There is no question that we need even more rigorous and timely enforcement of the policies that govern behavior in our Greek-letter houses. Accordingly, effective immediately:
- Greek-letter chapters that host events on or off campus in chapter houses, annexes or third-party venues will be required to retain independent event monitors for all events; and for large events, they must retain third-party vendors for both alcohol service and security.
- A university-staffed, roving security team will be deployed nightly to undertake random spot-checks of on- and off-campus properties for potential violations of event management policies or the law. Any indication of misbehavior will result in immediate notification of appropriate law enforcement agencies with a request that noncompliant events be shut down.
- Should any violations, at events or otherwise, pose health and safety risks (including but not limited to underage alcohol consumption, insufficient event monitoring/controls, or failure to register an on- or off-campus event), the chapter will be immediately placed on interim suspension, with all chapter activities ceased pending the outcome of a Greek judicial proceeding. Should the outcome of that proceeding substantiate the violations, the final sanction will range from a minimum of a three-year suspension to permanent dismissal from university recognition.

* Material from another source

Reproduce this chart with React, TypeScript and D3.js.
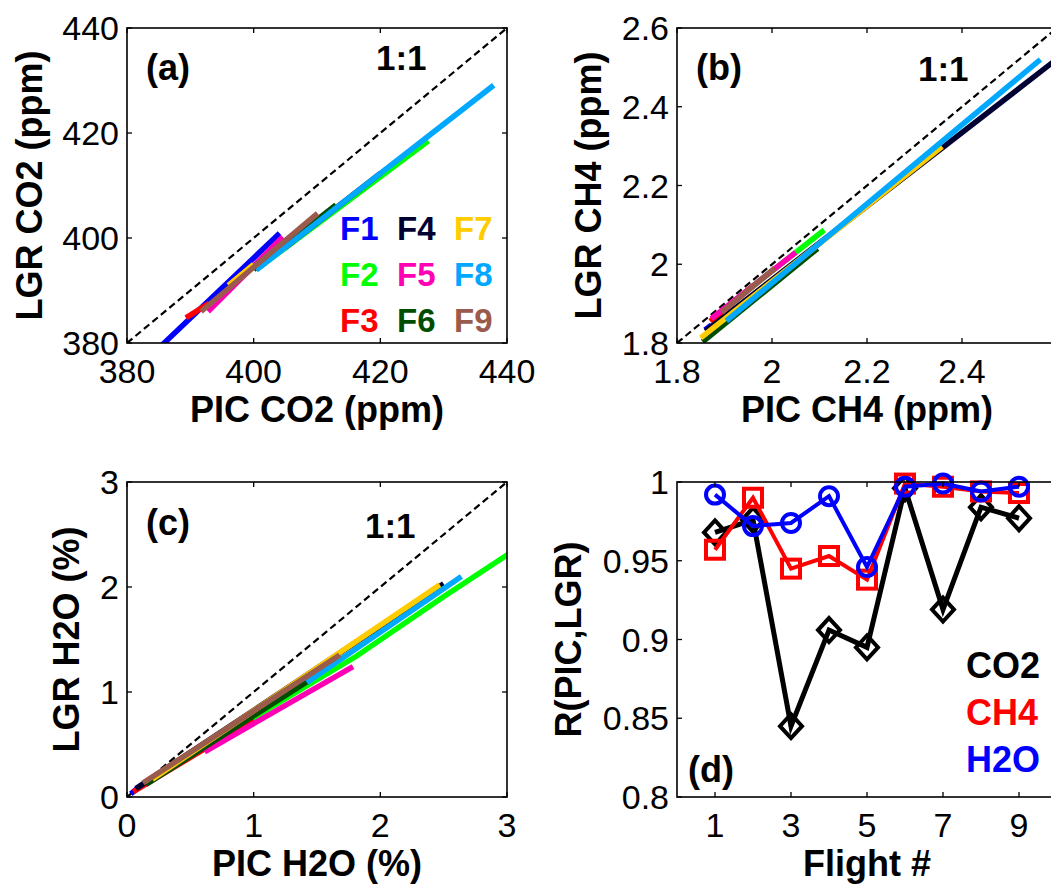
import * as d3 from "d3";

const flightNames = ["F1", "F2", "F3", "F4", "F5", "F6", "F7", "F8", "F9"];
const flightColors = [
  "#0000ff",
  "#00ff00",
  "#ff0000",
  "#000033",
  "#ff00b4",
  "#004d00",
  "#ffcc00",
  "#00a8ff",
  "#9a5a4c"
];

// [PIC, LGR] points, one track per flight (F1..F9)
const co2Tracks: [number, number][][] = [
  [[385.0, 379.0], [404.1, 400.9]],
  [[401.0, 394.5], [427.6, 418.5]],
  [[389.3, 384.8], [393.0, 387.6]],
  [[405.0, 398.2], [420.0, 412.3]],
  [[392.8, 386.0], [404.6, 400.2]],
  [[400.0, 394.0], [413.0, 406.3]],
  [[396.0, 391.0], [400.0, 395.0]],
  [[400.4, 393.9], [437.9, 429.1]],
  [[391.7, 386.0], [410.1, 404.7]]
];
const ch4Tracks: [number, number][][] = [
  [[1.859, 1.833], [1.873, 1.846]],
  [[1.95, 1.935], [2.11, 2.087]],
  [[1.87, 1.855], [1.96, 1.945]],
  [[1.86, 1.83], [2.62, 2.54]],
  [[1.872, 1.862], [2.05, 2.03]],
  [[1.854, 1.803], [2.096, 2.04]],
  [[1.85, 1.813], [2.358, 2.299]],
  [[1.904, 1.856], [2.565, 2.52]],
  [[1.894, 1.878], [2.006, 1.99]]
];
const h2oTracks: [number, number][][] = [
  [[0.03, 0.03], [0.08, 0.08]],
  [[0.5, 0.4], [1.02, 0.77], [1.81, 1.34], [2.49, 1.9], [3.02, 2.32]],
  [[0.05, 0.05], [1.0, 0.74]],
  [[0.07, 0.08], [2.5, 2.03]],
  [[0.613, 0.431], [1.784, 1.241]],
  [[0.15, 0.12], [1.45, 1.12]],
  [[0.2, 0.17], [2.47, 2.02]],
  [[1.42, 1.09], [2.64, 2.1]],
  [[0.126, 0.133], [1.679, 1.352]]
];

const co2Ticks = [380, 400, 420, 440];
const ch4Ticks = [1.8, 2, 2.2, 2.4, 2.6];
const ch4XTicks = [1.8, 2, 2.2, 2.4];
const h2oTicks = [0, 1, 2, 3];

const flightNumbers = [1, 2, 3, 4, 5, 6, 7, 8, 9];
const rCO2 = [0.968, 0.976, 0.845, 0.906, 0.895, 0.996, 0.919, 0.984, 0.977];
const rCH4 = [0.957, 0.99, 0.945, 0.953, 0.938, 0.999, 0.997, 0.994, 0.993];
const rH2O = [0.992, 0.972, 0.974, 0.991, 0.946, 0.997, 0.999, 0.994, 0.997];
const flightTicks = [1, 3, 5, 7, 9];
const rTicks = [0.8, 0.85, 0.9, 0.95, 1];

const font = "'Liberation Sans', Arial, Helvetica, sans-serif";
const plotW = 380;
const plotH = 315;
const tickLen = 5;

function Frame({
  x,
  y,
  xTicks,
  yTicks,
  left,
  top
}: {
  x: d3.ScaleLinear<number, number>;
  y: d3.ScaleLinear<number, number>;
  xTicks: number[];
  yTicks: number[];
  left: number;
  top: number;
}) {
  const bottom = top + plotH;
  const right = left + plotW;
  return (
    <g>
      <rect x={left} y={top} width={plotW} height={plotH} fill="none" stroke="#000" strokeWidth={1.6} />
      {xTicks.map((t) => (
        <g key={`x${t}`}>
          <line x1={x(t)} x2={x(t)} y1={bottom} y2={bottom - tickLen} stroke="#000" strokeWidth={1.3} />
          <line x1={x(t)} x2={x(t)} y1={top} y2={top + tickLen} stroke="#000" strokeWidth={1.3} />
          <text x={x(t)} y={bottom + 40} textAnchor="middle" fontSize={34} fontFamily={font}>
            {String(t)}
          </text>
        </g>
      ))}
      {yTicks.map((t) => (
        <g key={`y${t}`}>
          <line x1={left} x2={left + tickLen} y1={y(t)} y2={y(t)} stroke="#000" strokeWidth={1.3} />
          <line x1={right} x2={right - tickLen} y1={y(t)} y2={y(t)} stroke="#000" strokeWidth={1.3} />
          <text x={left - 8} y={y(t) + 12} textAnchor="end" fontSize={34} fontFamily={font}>
            {String(t)}
          </text>
        </g>
      ))}
    </g>
  );
}

function ScatterPanel({
  id,
  left,
  top,
  domain,
  xTicks,
  yTicks,
  tracks,
  xLabel,
  yLabel,
  yLabelX,
  tag,
  tagY,
  ratioX,
  ratioY,
  legend
}: {
  id: string;
  left: number;
  top: number;
  domain: [number, number];
  xTicks: number[];
  yTicks: number[];
  tracks: [number, number][][];
  xLabel: string;
  yLabel: string;
  yLabelX: number;
  tag: string;
  tagY: number;
  ratioX: number;
  ratioY: number;
  legend?: boolean;
}) {
  const x = d3.scaleLinear().domain(domain).range([left, left + plotW]);
  const y = d3.scaleLinear().domain(domain).range([top + plotH, top]);
  const path = d3
    .line<[number, number]>()
    .x((d) => x(d[0]))
    .y((d) => y(d[1]));
  return (
    <g>
      <defs>
        <clipPath id={id}>
          <rect x={left} y={top} width={plotW} height={plotH} />
        </clipPath>
      </defs>
      <g clipPath={`url(#${id})`}>
        <path
          d={path([[domain[0], domain[0]], [domain[1], domain[1]]]) ?? ""}
          stroke="#000"
          strokeWidth={2.2}
          strokeDasharray="7 4"
          fill="none"
        />
        {tracks.map((t, i) => (
          <path key={flightNames[i]} d={path(t) ?? ""} stroke={flightColors[i]} strokeWidth={5.5} fill="none" />
        ))}
      </g>
      <Frame x={x} y={y} xTicks={xTicks} yTicks={yTicks} left={left} top={top} />
      <text x={left + 19} y={tagY} fontSize={36} fontWeight="bold" fontFamily={font}>
        {tag}
      </text>
      <text x={ratioX} y={ratioY} fontSize={35} fontWeight="bold" fontFamily={font}>
        1:1
      </text>
      <text x={left + plotW / 2} y={top + plotH + 79} textAnchor="middle" fontSize={36} fontWeight="bold" fontFamily={font}>
        {xLabel}
      </text>
      <text
        transform={`translate(${yLabelX},${top + plotH / 2}) rotate(-90)`}
        textAnchor="middle"
        fontSize={36}
        fontWeight="bold"
        fontFamily={font}
      >
        {yLabel}
      </text>
      {legend
        ? flightNames.map((name, i) => (
            <text
              key={name}
              x={340 + Math.floor(i / 3) * 57}
              y={240 + (i % 3) * 46}
              fontSize={33}
              fontWeight="bold"
              fontFamily={font}
              fill={flightColors[i]}
            >
              {name}
            </text>
          ))
        : null}
    </g>
  );
}

function CorrelationPanel({ left, top }: { left: number; top: number }) {
  const x = d3.scaleLinear().domain([0, 10]).range([left, left + plotW]);
  const y = d3.scaleLinear().domain([0.8, 1]).range([top + plotH, top]);
  const path = d3
    .line<number>()
    .x((_, i) => x(flightNumbers[i]))
    .y((d) => y(d));
  const series = [
    { name: "CO2", values: rCO2, color: "#000000", width: 5, marker: "diamond" },
    { name: "CH4", values: rCH4, color: "#ff0000", width: 4, marker: "square" },
    { name: "H2O", values: rH2O, color: "#0000ff", width: 4, marker: "circle" }
  ];
  return (
    <g>
      {series.map((s) => (
        <g key={s.name}>
          <path d={path(s.values) ?? ""} stroke={s.color} strokeWidth={s.width} fill="none" />
          {s.values.map((v, i) => {
            const cx = x(flightNumbers[i]);
            const cy = y(v);
            if (s.marker === "diamond") {
              return (
                <path
                  key={i}
                  d={`M${cx},${cy - 12}L${cx + 11},${cy}L${cx},${cy + 12}L${cx - 11},${cy}Z`}
                  fill="none"
                  stroke={s.color}
                  strokeWidth={4}
                />
              );
            }
            if (s.marker === "square") {
              return <rect key={i} x={cx - 9} y={cy - 9} width={18} height={18} fill="none" stroke={s.color} strokeWidth={4} />;
            }
            return <circle key={i} cx={cx} cy={cy} r={9} fill="none" stroke={s.color} strokeWidth={4} />;
          })}
        </g>
      ))}
      <Frame x={x} y={y} xTicks={flightTicks} yTicks={rTicks} left={left} top={top} />
      {series.map((s, i) => (
        <text key={s.name} x={966} y={678 + i * 47} fontSize={36} fontWeight="bold" fontFamily={font} fill={s.color}>
          {s.name}
        </text>
      ))}
      <text x={688} y={782} fontSize={36} fontWeight="bold" fontFamily={font}>
        (d)
      </text>
      <text x={left + plotW / 2} y={top + plotH + 79} textAnchor="middle" fontSize={36} fontWeight="bold" fontFamily={font}>
        Flight #
      </text>
      <text
        transform={`translate(581,${top + plotH / 2}) rotate(-90)`}
        textAnchor="middle"
        fontSize={36}
        fontWeight="bold"
        fontFamily={font}
      >
        R(PIC,LGR)
      </text>
    </g>
  );
}

export default function App() {
  return (
    <svg
      width={1051}
      height={885}
      viewBox="0 0 1051 885"
      style={{ position: "absolute", left: 0, top: 0, background: "#fff" }}
    >
      <rect width={1051} height={885} fill="#fff" />
      <ScatterPanel
        id="clip-a"
        left={127}
        top={28}
        domain={[380, 440]}
        xTicks={co2Ticks}
        yTicks={co2Ticks}
        tracks={co2Tracks}
        xLabel="PIC CO2 (ppm)"
        yLabel="LGR CO2 (ppm)"
        yLabelX={42}
        tag="(a)"
        tagY={80}
        ratioX={376}
        ratioY={70}
        legend
      />
      <ScatterPanel
        id="clip-b"
        left={677}
        top={28}
        domain={[1.8, 2.6]}
        xTicks={ch4XTicks}
        yTicks={ch4Ticks}
        tracks={ch4Tracks}
        xLabel="PIC CH4 (ppm)"
        yLabel="LGR CH4 (ppm)"
        yLabelX={601}
        tag="(b)"
        tagY={80}
        ratioX={918}
        ratioY={81}
      />
      <ScatterPanel
        id="clip-c"
        left={127}
        top={482}
        domain={[0, 3]}
        xTicks={h2oTicks}
        yTicks={h2oTicks}
        tracks={h2oTracks}
        xLabel="PIC H2O (%)"
        yLabel="LGR H2O (%)"
        yLabelX={79}
        tag="(c)"
        tagY={535}
        ratioX={365}
        ratioY={538}
      />
      <CorrelationPanel left={677} top={482} />
    </svg>
  );
}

Achieving a Culture Shift Through Changes to the Recruitment Process
We also must address the exclusionary culture that contributes significantly to the problems that we see. Peer pressure that results from feeling that one may be excluded leads to bad and risky behavior choices, which is only heightened during the annual recruitment process; hazing, of course, is a direct result of an “in-group” coercing others who aspire to join that group. It is time to bring our Greek policies in line with Cornell’s core value of being a community of belonging. Accordingly:
- Vice President Lombardi and his staff will work with Greek leadership to design an entirely new recruitment process, one that promotes inclusion, reduces competition and advances the positive aspects of the Greek life system. The process will be implemented for the 2020-21 academic year and will include more structured opportunities to meet potential new members during and prior to recruitment, a member selection process that is less exclusionary, as well as a cultural shift that replaces parties with philanthropy and service activities as core process components.
- Effective immediately, all formal and informal recruitment and new member education activities must be entirely substance free, and no recruitment activities can take place after 8 p.m. Failure by any chapter to adhere to these guidelines will result in immediate removal from the recruitment and new member process, with no new class recruited that year.
I recognize that these reforms will impact the character of our Greek system. That is intentional. I also recognize that this cultural shift, so desperately needed, will be difficult to realize. But this shift will help to ensure that our Greek-letter organizations continue to be places where students can form communities of friends, develop leadership skills, and contribute to our campus and local communities in healthy and positive ways. Importantly, once these changes are implemented and embedded in the Greek community, they will be applied to other campus organizations as well.
I look forward to working with all of you on implementing these changes and to creating a different – but stronger and healthier – Greek system for Cornell.